Mr. Ratner also commented on findings in a report issued this week by ISS to its clients that offered ‘cautionary support’ for shareholders to vote for the transaction, and noted, among other things:
There are “valid concerns with the approval process and transaction terms, including that the board agreed in principle to the transaction approximately only two months after eight of the 12 directors were seated, with the new directors generally voting in favor of the deal, and that the offer is below future NAV estimates prepared by management.”
“…two of the board members with the most directly-applicable real estate experience – voted against the transaction.” These directors are: “Adam Metz (a former head of international real estate at The Carlyle Group, who was seated in April 2018) and Z. Jamie Behar (a holdover director who served for ten years as managing director of Real Estate & Alternative Investments at GM Investment Management Corp).”

According to Mr.

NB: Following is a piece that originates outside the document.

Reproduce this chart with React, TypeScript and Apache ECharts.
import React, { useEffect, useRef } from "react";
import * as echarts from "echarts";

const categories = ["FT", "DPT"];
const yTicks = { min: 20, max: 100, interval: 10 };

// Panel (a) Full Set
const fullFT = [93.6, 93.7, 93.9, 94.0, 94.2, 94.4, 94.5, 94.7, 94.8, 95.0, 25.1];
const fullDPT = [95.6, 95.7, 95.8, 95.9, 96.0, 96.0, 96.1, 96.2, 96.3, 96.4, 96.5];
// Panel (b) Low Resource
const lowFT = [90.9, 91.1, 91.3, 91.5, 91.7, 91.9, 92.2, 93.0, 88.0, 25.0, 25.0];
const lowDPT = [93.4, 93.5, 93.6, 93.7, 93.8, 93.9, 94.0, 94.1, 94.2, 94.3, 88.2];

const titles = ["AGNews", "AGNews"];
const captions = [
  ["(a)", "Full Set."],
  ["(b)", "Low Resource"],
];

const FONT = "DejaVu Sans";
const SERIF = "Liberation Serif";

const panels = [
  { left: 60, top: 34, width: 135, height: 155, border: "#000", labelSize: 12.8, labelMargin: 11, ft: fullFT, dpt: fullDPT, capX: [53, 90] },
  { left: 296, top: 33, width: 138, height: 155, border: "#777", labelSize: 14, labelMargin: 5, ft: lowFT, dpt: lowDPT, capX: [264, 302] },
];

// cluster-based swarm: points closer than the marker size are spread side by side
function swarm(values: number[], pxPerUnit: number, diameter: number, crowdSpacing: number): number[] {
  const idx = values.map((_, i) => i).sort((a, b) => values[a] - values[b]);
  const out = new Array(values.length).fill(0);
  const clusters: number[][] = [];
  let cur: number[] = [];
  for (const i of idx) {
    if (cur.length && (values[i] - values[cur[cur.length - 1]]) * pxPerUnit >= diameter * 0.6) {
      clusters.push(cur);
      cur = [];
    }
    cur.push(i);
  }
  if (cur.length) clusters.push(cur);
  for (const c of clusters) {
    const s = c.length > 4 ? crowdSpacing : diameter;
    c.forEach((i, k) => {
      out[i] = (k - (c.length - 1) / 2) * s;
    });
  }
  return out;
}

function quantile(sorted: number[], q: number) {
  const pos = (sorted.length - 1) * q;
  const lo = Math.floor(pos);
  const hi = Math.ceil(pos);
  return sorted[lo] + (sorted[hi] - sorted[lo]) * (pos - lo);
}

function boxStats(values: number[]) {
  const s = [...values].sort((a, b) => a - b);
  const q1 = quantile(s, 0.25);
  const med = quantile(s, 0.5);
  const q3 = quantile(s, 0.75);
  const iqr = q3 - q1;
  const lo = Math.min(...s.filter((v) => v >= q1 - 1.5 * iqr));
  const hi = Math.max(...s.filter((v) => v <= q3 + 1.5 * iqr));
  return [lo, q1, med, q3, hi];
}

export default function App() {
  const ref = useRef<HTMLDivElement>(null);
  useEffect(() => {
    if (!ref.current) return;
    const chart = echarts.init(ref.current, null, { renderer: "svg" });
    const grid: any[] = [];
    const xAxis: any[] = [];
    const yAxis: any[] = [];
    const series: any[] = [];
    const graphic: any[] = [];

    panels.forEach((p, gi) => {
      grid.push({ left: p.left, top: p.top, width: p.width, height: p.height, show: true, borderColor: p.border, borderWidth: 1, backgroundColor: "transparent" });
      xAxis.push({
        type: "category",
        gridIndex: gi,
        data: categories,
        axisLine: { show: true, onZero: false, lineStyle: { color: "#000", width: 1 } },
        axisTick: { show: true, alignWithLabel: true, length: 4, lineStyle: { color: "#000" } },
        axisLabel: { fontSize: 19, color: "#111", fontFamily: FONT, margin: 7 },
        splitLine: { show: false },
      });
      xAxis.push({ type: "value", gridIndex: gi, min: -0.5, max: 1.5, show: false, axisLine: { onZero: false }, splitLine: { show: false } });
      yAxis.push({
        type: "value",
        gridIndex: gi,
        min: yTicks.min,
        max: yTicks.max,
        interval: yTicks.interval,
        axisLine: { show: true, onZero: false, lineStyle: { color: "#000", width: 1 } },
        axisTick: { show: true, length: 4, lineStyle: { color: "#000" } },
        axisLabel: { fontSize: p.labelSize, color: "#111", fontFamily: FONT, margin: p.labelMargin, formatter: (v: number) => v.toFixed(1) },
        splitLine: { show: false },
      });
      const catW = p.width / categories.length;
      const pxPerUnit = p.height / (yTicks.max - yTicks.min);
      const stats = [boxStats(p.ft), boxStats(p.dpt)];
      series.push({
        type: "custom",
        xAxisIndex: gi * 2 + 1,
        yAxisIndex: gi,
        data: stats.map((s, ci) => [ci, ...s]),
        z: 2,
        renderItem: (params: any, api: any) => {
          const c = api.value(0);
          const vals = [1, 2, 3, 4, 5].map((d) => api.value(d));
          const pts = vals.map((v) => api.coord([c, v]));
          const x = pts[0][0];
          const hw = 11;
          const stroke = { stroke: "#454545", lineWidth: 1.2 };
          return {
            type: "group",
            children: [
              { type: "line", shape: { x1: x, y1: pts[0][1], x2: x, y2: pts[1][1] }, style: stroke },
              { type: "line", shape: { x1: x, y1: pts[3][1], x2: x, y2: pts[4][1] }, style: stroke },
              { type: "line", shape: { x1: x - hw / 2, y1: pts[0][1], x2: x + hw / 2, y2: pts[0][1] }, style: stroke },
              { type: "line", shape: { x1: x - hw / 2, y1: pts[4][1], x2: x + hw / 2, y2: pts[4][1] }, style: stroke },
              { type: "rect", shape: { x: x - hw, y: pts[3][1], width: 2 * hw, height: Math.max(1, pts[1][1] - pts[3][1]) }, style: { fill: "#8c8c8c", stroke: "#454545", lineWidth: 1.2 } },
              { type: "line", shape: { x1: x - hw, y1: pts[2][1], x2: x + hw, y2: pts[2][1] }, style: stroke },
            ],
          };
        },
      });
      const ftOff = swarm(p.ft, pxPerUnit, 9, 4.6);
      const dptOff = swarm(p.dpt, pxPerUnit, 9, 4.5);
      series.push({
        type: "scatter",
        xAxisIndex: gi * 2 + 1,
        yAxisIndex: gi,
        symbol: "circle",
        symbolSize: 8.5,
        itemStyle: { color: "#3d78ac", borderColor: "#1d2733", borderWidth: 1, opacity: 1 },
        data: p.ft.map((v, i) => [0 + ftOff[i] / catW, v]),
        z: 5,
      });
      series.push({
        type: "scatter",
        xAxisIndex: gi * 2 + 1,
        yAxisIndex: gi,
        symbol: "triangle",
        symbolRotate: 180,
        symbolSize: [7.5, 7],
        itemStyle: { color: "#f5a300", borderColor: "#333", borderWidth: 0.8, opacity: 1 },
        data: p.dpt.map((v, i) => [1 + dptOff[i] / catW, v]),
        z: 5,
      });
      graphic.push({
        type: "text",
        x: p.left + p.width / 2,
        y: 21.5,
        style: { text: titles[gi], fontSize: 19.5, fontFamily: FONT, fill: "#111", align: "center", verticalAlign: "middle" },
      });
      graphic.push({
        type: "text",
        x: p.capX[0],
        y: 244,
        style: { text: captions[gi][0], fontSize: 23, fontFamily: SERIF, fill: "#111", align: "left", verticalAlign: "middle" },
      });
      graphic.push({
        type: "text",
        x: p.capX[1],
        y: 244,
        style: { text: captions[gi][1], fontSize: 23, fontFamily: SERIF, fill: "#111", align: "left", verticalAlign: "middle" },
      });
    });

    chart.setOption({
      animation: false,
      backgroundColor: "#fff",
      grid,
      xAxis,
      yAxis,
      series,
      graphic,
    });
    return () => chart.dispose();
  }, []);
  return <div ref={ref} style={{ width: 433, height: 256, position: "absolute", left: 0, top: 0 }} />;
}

Ratner, “While I am encouraged by ISS’s validation of the concerns that five dissenting Forest City directors and I have about the price and process by which Forest City’s short-time, activist-led directors approved by a vote of 7-5 (hastily changed from an initial 6-6 split) a sale to Brookfield, ISS’s recommendation, which appears to be premised at least in part on its view that we are in a rising interest rate environment, doesn’t account for the beneficial impact of inflation on the value of the company’s real estate.

“As experienced real estate developers and investors know, when interest rates rise, there are fewer new builds and, consequently, fewer new properties become available. As a result, existing properties – such as those owned by the company – are able to command higher rents, which increases, rather than decreases, the value of those properties.

“To be crystal clear, the question is not whether Forest City should be monetized, but whether Forest City shareholders should relinquish to Brookfield close to half of the intrinsic value of their shares for the sake of whatever incremental certainty Brookfield’s expedient offer may provide. And the answer for me is clear: no.

“I urge my fellow shareholders to join me in voting to reject Brookfield’s grossly inadequate offer, which understates the value of the company by at least $5.8 billion on an undiscounted basis, and promptly pursue an alternative path to deliver the value the company is worth,” Mr. Ratner said.